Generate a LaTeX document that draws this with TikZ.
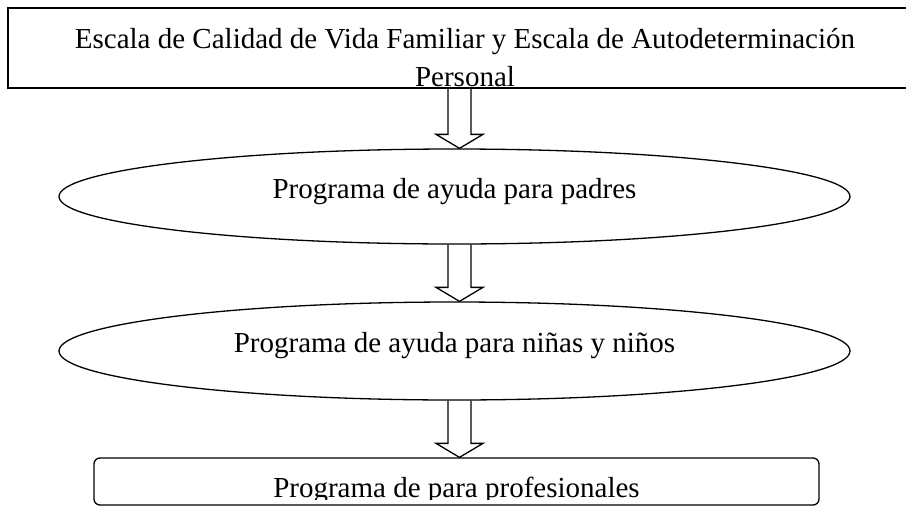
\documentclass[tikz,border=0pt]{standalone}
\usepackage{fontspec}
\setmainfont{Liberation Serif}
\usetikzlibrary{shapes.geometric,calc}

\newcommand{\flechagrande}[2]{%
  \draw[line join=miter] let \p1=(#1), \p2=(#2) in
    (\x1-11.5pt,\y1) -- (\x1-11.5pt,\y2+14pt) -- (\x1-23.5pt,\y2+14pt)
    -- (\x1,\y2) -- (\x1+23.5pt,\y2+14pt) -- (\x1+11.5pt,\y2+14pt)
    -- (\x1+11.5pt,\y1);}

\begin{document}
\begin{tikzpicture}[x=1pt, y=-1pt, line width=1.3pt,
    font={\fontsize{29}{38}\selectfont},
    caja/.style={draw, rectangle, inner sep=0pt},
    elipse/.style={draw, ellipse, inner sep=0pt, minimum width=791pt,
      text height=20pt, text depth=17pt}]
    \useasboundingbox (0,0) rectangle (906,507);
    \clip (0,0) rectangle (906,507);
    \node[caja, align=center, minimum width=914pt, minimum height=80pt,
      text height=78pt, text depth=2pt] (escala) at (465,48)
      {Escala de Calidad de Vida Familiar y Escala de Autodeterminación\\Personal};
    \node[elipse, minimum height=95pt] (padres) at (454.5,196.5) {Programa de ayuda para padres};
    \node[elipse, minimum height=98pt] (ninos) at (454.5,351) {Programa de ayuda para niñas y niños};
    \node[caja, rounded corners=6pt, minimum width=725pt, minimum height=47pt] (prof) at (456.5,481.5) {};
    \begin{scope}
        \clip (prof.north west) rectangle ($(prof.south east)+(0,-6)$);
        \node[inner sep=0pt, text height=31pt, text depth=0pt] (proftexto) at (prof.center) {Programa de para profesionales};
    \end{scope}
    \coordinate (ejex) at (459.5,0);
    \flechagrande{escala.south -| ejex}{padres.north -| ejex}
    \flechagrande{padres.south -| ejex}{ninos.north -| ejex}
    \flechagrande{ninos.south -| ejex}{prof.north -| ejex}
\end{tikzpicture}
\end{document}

- - -

▸ PROBLEM TO WORK ON
Reproduce the material above verbatim; omit every picture.

▸ SOLUTION TO THIS PROBLEM
Generate a LaTeX document that draws this with TikZ.
\documentclass[tikz,border=0pt]{standalone}
\usepackage{fontspec}
\setmainfont{Liberation Serif}
\usetikzlibrary{shapes.geometric,calc}

\newcommand{\flechagrande}[2]{%
  \draw[line join=miter] let \p1=(#1), \p2=(#2) in
    (\x1-11.5pt,\y1) -- (\x1-11.5pt,\y2+14pt) -- (\x1-23.5pt,\y2+14pt)
    -- (\x1,\y2) -- (\x1+23.5pt,\y2+14pt) -- (\x1+11.5pt,\y2+14pt)
    -- (\x1+11.5pt,\y1);}

\begin{document}
\begin{tikzpicture}[x=1pt, y=-1pt, line width=1.3pt,
    font={\fontsize{29}{38}\selectfont},
    caja/.style={draw, rectangle, inner sep=0pt},
    elipse/.style={draw, ellipse, inner sep=0pt, minimum width=791pt,
      text height=20pt, text depth=17pt}]
    \useasboundingbox (0,0) rectangle (906,507);
    \clip (0,0) rectangle (906,507);
    \node[caja, align=center, minimum width=914pt, minimum height=80pt,
      text height=78pt, text depth=2pt] (escala) at (465,48)
      {Escala de Calidad de Vida Familiar y Escala de Autodeterminación\\Personal};
    \node[elipse, minimum height=95pt] (padres) at (454.5,196.5) {Programa de ayuda para padres};
    \node[elipse, minimum height=98pt] (ninos) at (454.5,351) {Programa de ayuda para niñas y niños};
    \node[caja, rounded corners=6pt, minimum width=725pt, minimum height=47pt] (prof) at (456.5,481.5) {};
    \begin{scope}
        \clip (prof.north west) rectangle ($(prof.south east)+(0,-6)$);
        \node[inner sep=0pt, text height=31pt, text depth=0pt] (proftexto) at (prof.center) {Programa de para profesionales};
    \end{scope}
    \coordinate (ejex) at (459.5,0);
    \flechagrande{escala.south -| ejex}{padres.north -| ejex}
    \flechagrande{padres.south -| ejex}{ninos.north -| ejex}
    \flechagrande{ninos.south -| ejex}{prof.north -| ejex}
\end{tikzpicture}
\end{document}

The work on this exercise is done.